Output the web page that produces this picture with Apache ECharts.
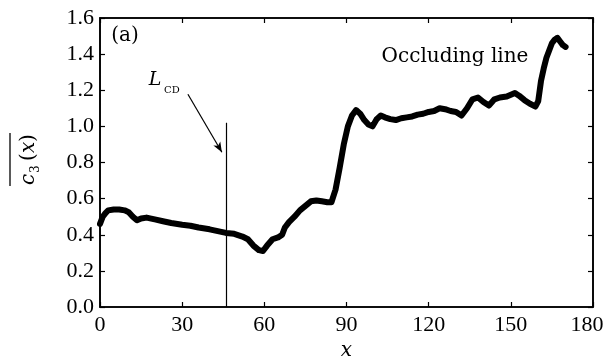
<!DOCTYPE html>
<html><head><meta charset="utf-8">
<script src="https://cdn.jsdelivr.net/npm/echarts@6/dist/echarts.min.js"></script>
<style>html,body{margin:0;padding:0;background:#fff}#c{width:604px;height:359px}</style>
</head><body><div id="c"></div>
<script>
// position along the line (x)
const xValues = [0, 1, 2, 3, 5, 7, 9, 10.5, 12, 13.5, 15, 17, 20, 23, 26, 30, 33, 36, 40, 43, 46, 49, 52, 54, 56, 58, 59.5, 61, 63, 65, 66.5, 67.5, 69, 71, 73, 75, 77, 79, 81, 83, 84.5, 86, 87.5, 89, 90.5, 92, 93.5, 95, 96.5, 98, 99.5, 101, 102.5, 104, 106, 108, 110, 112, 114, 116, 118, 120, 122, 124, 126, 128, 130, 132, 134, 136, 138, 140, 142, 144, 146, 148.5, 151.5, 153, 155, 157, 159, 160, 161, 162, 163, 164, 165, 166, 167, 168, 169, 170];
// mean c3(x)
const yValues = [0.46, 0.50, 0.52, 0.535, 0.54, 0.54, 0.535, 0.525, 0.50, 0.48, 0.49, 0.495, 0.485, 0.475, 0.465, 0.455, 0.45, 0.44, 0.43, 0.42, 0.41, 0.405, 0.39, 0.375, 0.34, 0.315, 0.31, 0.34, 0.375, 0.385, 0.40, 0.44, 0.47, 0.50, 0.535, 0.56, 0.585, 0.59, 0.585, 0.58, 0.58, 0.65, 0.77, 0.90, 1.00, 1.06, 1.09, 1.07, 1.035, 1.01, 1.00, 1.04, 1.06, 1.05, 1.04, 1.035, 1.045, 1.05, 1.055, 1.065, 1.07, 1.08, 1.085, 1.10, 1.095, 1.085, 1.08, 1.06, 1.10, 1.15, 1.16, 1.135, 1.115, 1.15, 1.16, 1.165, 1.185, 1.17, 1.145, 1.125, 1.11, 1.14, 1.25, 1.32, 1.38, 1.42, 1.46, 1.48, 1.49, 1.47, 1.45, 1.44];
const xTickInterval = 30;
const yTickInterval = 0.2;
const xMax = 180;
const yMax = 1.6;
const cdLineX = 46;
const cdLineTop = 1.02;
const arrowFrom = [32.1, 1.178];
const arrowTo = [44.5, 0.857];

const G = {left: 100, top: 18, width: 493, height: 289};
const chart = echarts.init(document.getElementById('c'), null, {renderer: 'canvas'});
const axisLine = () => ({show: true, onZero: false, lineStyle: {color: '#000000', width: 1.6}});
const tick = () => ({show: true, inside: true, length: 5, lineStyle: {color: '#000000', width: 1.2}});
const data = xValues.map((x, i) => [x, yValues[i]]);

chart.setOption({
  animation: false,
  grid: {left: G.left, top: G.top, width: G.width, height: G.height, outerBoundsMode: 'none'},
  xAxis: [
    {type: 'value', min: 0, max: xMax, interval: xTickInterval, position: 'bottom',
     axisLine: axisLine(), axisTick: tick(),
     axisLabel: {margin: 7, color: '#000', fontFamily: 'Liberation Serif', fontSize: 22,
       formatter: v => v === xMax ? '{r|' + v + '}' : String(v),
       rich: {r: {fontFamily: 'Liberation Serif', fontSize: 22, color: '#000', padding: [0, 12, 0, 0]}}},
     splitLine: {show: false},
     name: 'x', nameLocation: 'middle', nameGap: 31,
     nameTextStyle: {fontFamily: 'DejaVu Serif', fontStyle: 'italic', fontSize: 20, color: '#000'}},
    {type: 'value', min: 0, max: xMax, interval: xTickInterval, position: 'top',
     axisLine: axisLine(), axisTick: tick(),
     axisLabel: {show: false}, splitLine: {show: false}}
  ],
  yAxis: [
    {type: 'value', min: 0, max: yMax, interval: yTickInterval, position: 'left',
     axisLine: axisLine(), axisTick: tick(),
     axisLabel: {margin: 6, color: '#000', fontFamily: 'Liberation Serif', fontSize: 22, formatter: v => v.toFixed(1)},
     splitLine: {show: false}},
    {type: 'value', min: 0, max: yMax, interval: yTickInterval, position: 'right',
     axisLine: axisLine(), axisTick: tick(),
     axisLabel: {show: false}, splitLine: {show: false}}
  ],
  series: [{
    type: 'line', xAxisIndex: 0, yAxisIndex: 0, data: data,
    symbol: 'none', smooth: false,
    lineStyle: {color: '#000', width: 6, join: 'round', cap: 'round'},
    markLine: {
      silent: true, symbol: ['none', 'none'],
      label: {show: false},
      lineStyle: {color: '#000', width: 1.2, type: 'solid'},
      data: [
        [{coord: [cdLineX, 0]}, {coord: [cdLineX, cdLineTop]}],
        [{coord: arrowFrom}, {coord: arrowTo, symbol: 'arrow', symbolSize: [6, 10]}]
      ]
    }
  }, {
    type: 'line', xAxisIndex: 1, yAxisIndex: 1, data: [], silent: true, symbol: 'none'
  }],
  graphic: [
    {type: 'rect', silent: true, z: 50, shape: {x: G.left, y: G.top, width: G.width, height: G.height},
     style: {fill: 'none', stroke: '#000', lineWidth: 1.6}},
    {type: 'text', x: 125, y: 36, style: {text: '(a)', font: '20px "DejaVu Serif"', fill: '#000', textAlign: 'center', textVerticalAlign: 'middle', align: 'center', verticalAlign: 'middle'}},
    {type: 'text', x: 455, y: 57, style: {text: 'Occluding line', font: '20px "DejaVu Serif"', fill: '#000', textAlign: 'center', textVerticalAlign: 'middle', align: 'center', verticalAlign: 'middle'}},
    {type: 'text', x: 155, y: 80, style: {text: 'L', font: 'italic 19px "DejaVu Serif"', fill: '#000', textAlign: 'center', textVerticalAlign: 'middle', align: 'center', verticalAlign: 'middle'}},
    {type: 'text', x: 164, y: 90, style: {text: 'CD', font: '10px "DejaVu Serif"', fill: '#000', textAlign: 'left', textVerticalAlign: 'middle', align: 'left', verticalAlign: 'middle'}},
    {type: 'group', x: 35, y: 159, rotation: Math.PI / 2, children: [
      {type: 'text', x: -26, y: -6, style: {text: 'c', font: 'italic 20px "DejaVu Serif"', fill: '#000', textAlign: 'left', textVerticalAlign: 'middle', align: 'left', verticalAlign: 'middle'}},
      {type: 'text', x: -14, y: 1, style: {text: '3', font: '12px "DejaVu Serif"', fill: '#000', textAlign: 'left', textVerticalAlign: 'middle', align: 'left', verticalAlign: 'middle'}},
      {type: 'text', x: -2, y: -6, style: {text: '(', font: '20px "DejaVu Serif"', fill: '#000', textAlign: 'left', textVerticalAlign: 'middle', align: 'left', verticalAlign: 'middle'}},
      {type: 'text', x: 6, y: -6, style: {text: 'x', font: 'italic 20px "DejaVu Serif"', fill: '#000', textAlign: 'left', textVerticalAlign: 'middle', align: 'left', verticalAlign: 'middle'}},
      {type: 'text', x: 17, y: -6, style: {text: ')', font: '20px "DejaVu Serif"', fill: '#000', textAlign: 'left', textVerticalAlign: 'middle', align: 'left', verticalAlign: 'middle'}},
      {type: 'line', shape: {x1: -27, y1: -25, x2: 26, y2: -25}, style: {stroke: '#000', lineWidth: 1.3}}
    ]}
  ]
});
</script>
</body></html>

▬▬▬

Exercise objective: Leave out the pictures and transcribe everything else exactly.

Solution for this problem:
Output the web page that produces this picture with Apache ECharts.
<!DOCTYPE html>
<html><head><meta charset="utf-8">
<script src="https://cdn.jsdelivr.net/npm/echarts@6/dist/echarts.min.js"></script>
<style>html,body{margin:0;padding:0;background:#fff}#c{width:604px;height:359px}</style>
</head><body><div id="c"></div>
<script>
// position along the line (x)
const xValues = [0, 1, 2, 3, 5, 7, 9, 10.5, 12, 13.5, 15, 17, 20, 23, 26, 30, 33, 36, 40, 43, 46, 49, 52, 54, 56, 58, 59.5, 61, 63, 65, 66.5, 67.5, 69, 71, 73, 75, 77, 79, 81, 83, 84.5, 86, 87.5, 89, 90.5, 92, 93.5, 95, 96.5, 98, 99.5, 101, 102.5, 104, 106, 108, 110, 112, 114, 116, 118, 120, 122, 124, 126, 128, 130, 132, 134, 136, 138, 140, 142, 144, 146, 148.5, 151.5, 153, 155, 157, 159, 160, 161, 162, 163, 164, 165, 166, 167, 168, 169, 170];
// mean c3(x)
const yValues = [0.46, 0.50, 0.52, 0.535, 0.54, 0.54, 0.535, 0.525, 0.50, 0.48, 0.49, 0.495, 0.485, 0.475, 0.465, 0.455, 0.45, 0.44, 0.43, 0.42, 0.41, 0.405, 0.39, 0.375, 0.34, 0.315, 0.31, 0.34, 0.375, 0.385, 0.40, 0.44, 0.47, 0.50, 0.535, 0.56, 0.585, 0.59, 0.585, 0.58, 0.58, 0.65, 0.77, 0.90, 1.00, 1.06, 1.09, 1.07, 1.035, 1.01, 1.00, 1.04, 1.06, 1.05, 1.04, 1.035, 1.045, 1.05, 1.055, 1.065, 1.07, 1.08, 1.085, 1.10, 1.095, 1.085, 1.08, 1.06, 1.10, 1.15, 1.16, 1.135, 1.115, 1.15, 1.16, 1.165, 1.185, 1.17, 1.145, 1.125, 1.11, 1.14, 1.25, 1.32, 1.38, 1.42, 1.46, 1.48, 1.49, 1.47, 1.45, 1.44];
const xTickInterval = 30;
const yTickInterval = 0.2;
const xMax = 180;
const yMax = 1.6;
const cdLineX = 46;
const cdLineTop = 1.02;
const arrowFrom = [32.1, 1.178];
const arrowTo = [44.5, 0.857];

const G = {left: 100, top: 18, width: 493, height: 289};
const chart = echarts.init(document.getElementById('c'), null, {renderer: 'canvas'});
const axisLine = () => ({show: true, onZero: false, lineStyle: {color: '#000000', width: 1.6}});
const tick = () => ({show: true, inside: true, length: 5, lineStyle: {color: '#000000', width: 1.2}});
const data = xValues.map((x, i) => [x, yValues[i]]);

chart.setOption({
  animation: false,
  grid: {left: G.left, top: G.top, width: G.width, height: G.height, outerBoundsMode: 'none'},
  xAxis: [
    {type: 'value', min: 0, max: xMax, interval: xTickInterval, position: 'bottom',
     axisLine: axisLine(), axisTick: tick(),
     axisLabel: {margin: 7, color: '#000', fontFamily: 'Liberation Serif', fontSize: 22,
       formatter: v => v === xMax ? '{r|' + v + '}' : String(v),
       rich: {r: {fontFamily: 'Liberation Serif', fontSize: 22, color: '#000', padding: [0, 12, 0, 0]}}},
     splitLine: {show: false},
     name: 'x', nameLocation: 'middle', nameGap: 31,
     nameTextStyle: {fontFamily: 'DejaVu Serif', fontStyle: 'italic', fontSize: 20, color: '#000'}},
    {type: 'value', min: 0, max: xMax, interval: xTickInterval, position: 'top',
     axisLine: axisLine(), axisTick: tick(),
     axisLabel: {show: false}, splitLine: {show: false}}
  ],
  yAxis: [
    {type: 'value', min: 0, max: yMax, interval: yTickInterval, position: 'left',
     axisLine: axisLine(), axisTick: tick(),
     axisLabel: {margin: 6, color: '#000', fontFamily: 'Liberation Serif', fontSize: 22, formatter: v => v.toFixed(1)},
     splitLine: {show: false}},
    {type: 'value', min: 0, max: yMax, interval: yTickInterval, position: 'right',
     axisLine: axisLine(), axisTick: tick(),
     axisLabel: {show: false}, splitLine: {show: false}}
  ],
  series: [{
    type: 'line', xAxisIndex: 0, yAxisIndex: 0, data: data,
    symbol: 'none', smooth: false,
    lineStyle: {color: '#000', width: 6, join: 'round', cap: 'round'},
    markLine: {
      silent: true, symbol: ['none', 'none'],
      label: {show: false},
      lineStyle: {color: '#000', width: 1.2, type: 'solid'},
      data: [
        [{coord: [cdLineX, 0]}, {coord: [cdLineX, cdLineTop]}],
        [{coord: arrowFrom}, {coord: arrowTo, symbol: 'arrow', symbolSize: [6, 10]}]
      ]
    }
  }, {
    type: 'line', xAxisIndex: 1, yAxisIndex: 1, data: [], silent: true, symbol: 'none'
  }],
  graphic: [
    {type: 'rect', silent: true, z: 50, shape: {x: G.left, y: G.top, width: G.width, height: G.height},
     style: {fill: 'none', stroke: '#000', lineWidth: 1.6}},
    {type: 'text', x: 125, y: 36, style: {text: '(a)', font: '20px "DejaVu Serif"', fill: '#000', textAlign: 'center', textVerticalAlign: 'middle', align: 'center', verticalAlign: 'middle'}},
    {type: 'text', x: 455, y: 57, style: {text: 'Occluding line', font: '20px "DejaVu Serif"', fill: '#000', textAlign: 'center', textVerticalAlign: 'middle', align: 'center', verticalAlign: 'middle'}},
    {type: 'text', x: 155, y: 80, style: {text: 'L', font: 'italic 19px "DejaVu Serif"', fill: '#000', textAlign: 'center', textVerticalAlign: 'middle', align: 'center', verticalAlign: 'middle'}},
    {type: 'text', x: 164, y: 90, style: {text: 'CD', font: '10px "DejaVu Serif"', fill: '#000', textAlign: 'left', textVerticalAlign: 'middle', align: 'left', verticalAlign: 'middle'}},
    {type: 'group', x: 35, y: 159, rotation: Math.PI / 2, children: [
      {type: 'text', x: -26, y: -6, style: {text: 'c', font: 'italic 20px "DejaVu Serif"', fill: '#000', textAlign: 'left', textVerticalAlign: 'middle', align: 'left', verticalAlign: 'middle'}},
      {type: 'text', x: -14, y: 1, style: {text: '3', font: '12px "DejaVu Serif"', fill: '#000', textAlign: 'left', textVerticalAlign: 'middle', align: 'left', verticalAlign: 'middle'}},
      {type: 'text', x: -2, y: -6, style: {text: '(', font: '20px "DejaVu Serif"', fill: '#000', textAlign: 'left', textVerticalAlign: 'middle', align: 'left', verticalAlign: 'middle'}},
      {type: 'text', x: 6, y: -6, style: {text: 'x', font: 'italic 20px "DejaVu Serif"', fill: '#000', textAlign: 'left', textVerticalAlign: 'middle', align: 'left', verticalAlign: 'middle'}},
      {type: 'text', x: 17, y: -6, style: {text: ')', font: '20px "DejaVu Serif"', fill: '#000', textAlign: 'left', textVerticalAlign: 'middle', align: 'left', verticalAlign: 'middle'}},
      {type: 'line', shape: {x1: -27, y1: -25, x2: 26, y2: -25}, style: {stroke: '#000', lineWidth: 1.3}}
    ]}
  ]
});
</script>
</body></html>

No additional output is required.